Evangeliar

Beiträge "Auf ein Wort"

Warten

Liebe MitchristInnen,

ich bin dran mit AUFEINWORT. Aber ich habe keine gute Idee, die ich mit Ihnen teilen könnte, ohne Sie zu langweilen. Mein Mitbruder, P. Josef verwies mich auf einen Text von Anselm Grün über das Warten. Und der ist gut, weil das eine gute Frage für Christen im Advent ist.
Diesen Text möchte ich mit Ihnen an dieser Stelle teilen:

Das deutsche Wort „warten“ meint eigentlich, auf der „Warte“ wohnen. „Warte“ ist der Ort der Ausschau, der Wachturm. Warten meint also: Ausschau halten, ob jemand kommt, umherschauen, was alles auf uns zukommt. Warten kann aber auch heißen: auf etwas Acht haben, etwas pflegen, so wie der „Wärter“ auf einen Menschen aufpasst und auf ihn acht gibt. Warten bewirkt beides in uns: die Weite des Blickes und die Achtsamkeit auf den Augenblick, auf das, was wir gerade erleben, auf die Menschen, mit denen wir gerade sprechen. Warten macht das Herz weit. Wenn ich warte, spüre ich, dass ich mir selbst nicht genug bin. Jeder von uns kennt das, wenn er auf einen Freund oder eine Freundin wartet. Er blickt jede Minute auf die Uhr, ob es noch nicht Zeit für ihr Kommen ist. Er ist gespannt auf den Augenblick, da der Freund oder die Freundin aus dem Zug aussteigt oder an der Haustüre klingelt. Und wie enttäuscht sind wir, wenn statt des Freundes jemand anders an der Haustür steht. Warten erzeugt in uns eine prickelnde Stimmung. Wir spüren, dass wir uns selbst nicht genug sind. Im Warten strecken wir uns aus nach dem, der unser Herz berührt, der es höherschlagen lässt, der unsere Sehnsucht erfüllt.

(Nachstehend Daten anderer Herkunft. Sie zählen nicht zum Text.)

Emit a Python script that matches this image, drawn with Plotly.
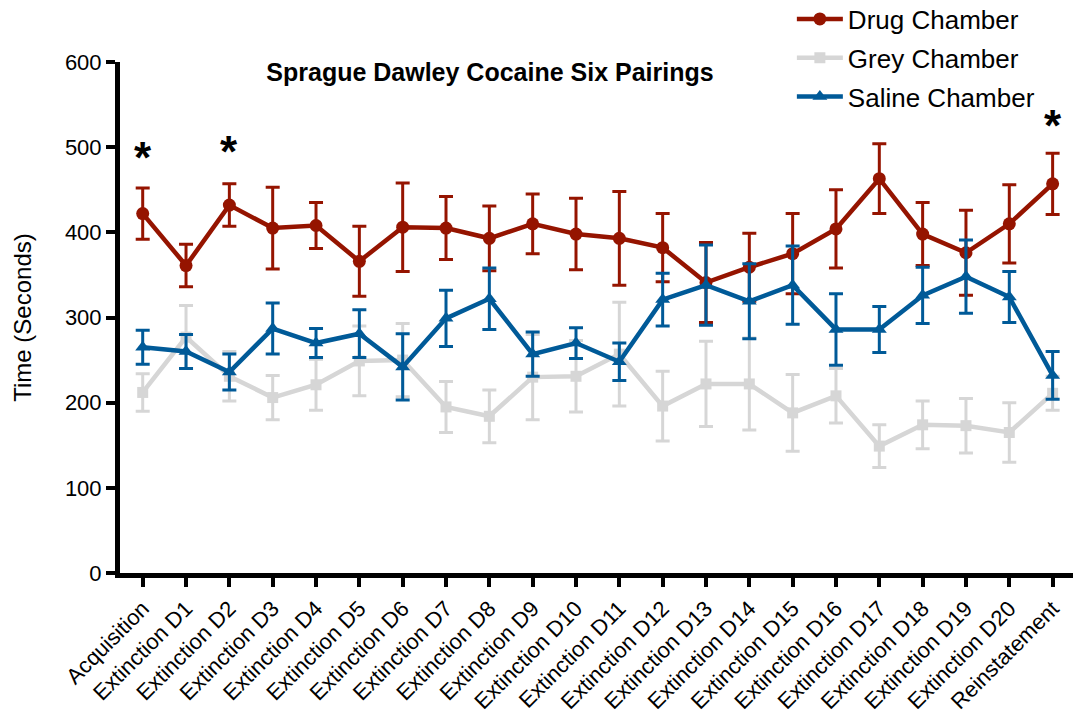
import plotly.graph_objects as go

# Session labels along the x axis
sessions = ["Acquisition"] + [f"Extinction D{i}" for i in range(1, 21)] + ["Reinstatement"]

# Mean time spent in each chamber (seconds) and SEM
drug_mean = [422, 361, 432, 405, 408, 366, 406, 405, 393, 410, 398, 393, 382, 341, 359, 375, 404, 463, 398, 376, 410, 457]
drug_sem = [30, 25, 25, 48, 27, 41, 52, 37, 38, 35, 42, 55, 40, 47, 40, 47, 46, 41, 37, 50, 46, 36]

grey_mean = [212, 277, 231, 206, 221, 249, 250, 195, 184, 230, 231, 257, 196, 222, 222, 188, 208, 149, 174, 173, 165, 211]
grey_sem = [22, 37, 29, 26, 30, 41, 43, 30, 31, 50, 42, 61, 41, 50, 54, 45, 32, 25, 28, 32, 35, 20]

saline_mean = [265, 260, 236, 287, 270, 281, 242, 299, 322, 257, 270, 248, 321, 338, 319, 338, 286, 286, 326, 348, 324, 232]
saline_sem = [20, 20, 21, 30, 17, 28, 39, 33, 36, 26, 18, 22, 31, 47, 44, 46, 42, 27, 33, 43, 30, 28]

# Significance markers: (session index, height in seconds)
sig_idx = [0, 2, 21]
sig_y = [488, 495, 526]

y_ticks = [0, 100, 200, 300, 400, 500, 600]

FONT = "Liberation Sans, Arial, sans-serif"
RED = "#951400"
GREY = "#D6D6D6"
BLUE = "#005A98"

x = list(range(len(sessions)))


def chamber(name, mean, sem, color, symbol, size, rank):
    return go.Scatter(
        x=x, y=mean, name=name, mode="lines+markers",
        line=dict(color=color, width=4.5),
        marker=dict(color=color, symbol=symbol, size=size),
        error_y=dict(type="data", array=sem, visible=True, color=color,
                     thickness=3, width=7),
        legendrank=rank, legendgroup=name,
    )


fig = go.Figure()
# grey underneath, saline on top
fig.add_trace(chamber("Grey Chamber", grey_mean, grey_sem, GREY, "square", 11, 2))
fig.add_trace(chamber("Drug Chamber", drug_mean, drug_sem, RED, "circle", 13, 1))
fig.add_trace(chamber("Saline Chamber", saline_mean, saline_sem, BLUE, "triangle-up", 13, 3))

for i, yv in zip(sig_idx, sig_y):
    fig.add_annotation(x=i, y=yv, text="<b>*</b>", showarrow=False,
                       font=dict(family=FONT, size=44, color="black"),
                       xanchor="center", yanchor="middle")

fig.update_layout(
    width=1073, height=715,
    margin=dict(l=120, r=0, t=62, b=142, autoexpand=False),
    paper_bgcolor="white", plot_bgcolor="white",
    font=dict(family=FONT, color="black"),
    title=dict(text="<b>Sprague Dawley Cocaine Six Pairings</b>",
               x=490 / 1073, y=1 - 72 / 715, xanchor="center", yanchor="middle",
               font=dict(size=25, family=FONT, color="black")),
    legend=dict(x=0.705, y=1.13, xanchor="left", yanchor="top",
                font=dict(size=26, family=FONT), tracegroupgap=2,
                bgcolor="rgba(0,0,0,0)", itemwidth=46),
    showlegend=True,
)

fig.update_xaxes(
    range=[-0.524, 21.47], tickmode="array", tickvals=x, ticktext=sessions,
    tickangle=-45, tickfont=dict(size=22, family=FONT), automargin=False,
    showline=True, linecolor="black", linewidth=5,
    ticks="outside", ticklen=9, tickwidth=4, tickcolor="black",
    showgrid=False, zeroline=False,
)
fig.update_yaxes(
    range=[0, 600], tickmode="array", tickvals=y_ticks,
    tickfont=dict(size=22, family=FONT), automargin=False,
    showline=True, linecolor="black", linewidth=5,
    ticks="outside", ticklen=9, tickwidth=4, tickcolor="black",
    showgrid=False, zeroline=False,
    title=dict(text="Time (Seconds)", font=dict(size=24, family=FONT), standoff=28),
)

fig.write_html("out.html")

Wie fühlst Du Dich, wenn Du auf das Kommen eines lieben Menschen wartest? Es tritt etwas Neues in dein Leben. Du wirst beschenkt. Du freust Dich auf den Menschen. Du fühlst Dich lebendig. Starke Gefühle steigen in dir hoch. Du wartest nicht nur selbst. Du wirst auch erwartet. Wie fühlst Du Dich, wenn andere auf Dich warten, wenn Gott auf Dich wartet? Andere haben Erwartungen an Dich. Die Erwartungen können Dich einengen. Aber wenn keiner mehr etwas von dir erwartet, fühlst Du Dich überflüssig.

Die Adventszeit will Dich einladen, im Warten Dein Herz zu weiten und Dich als Erwarteten aufzurichten. Du bist wertvoll. Viele warten auf Dich. Gott wartet auf Dich, damit Du wahrhaft lebst. (Aus: Anselm Grün, Weihnachten – Einen neuen Anfang feiern, Freiburg 1999, S. 16f)

 

Ich wünsche uns einen erwartungsvollen Advent.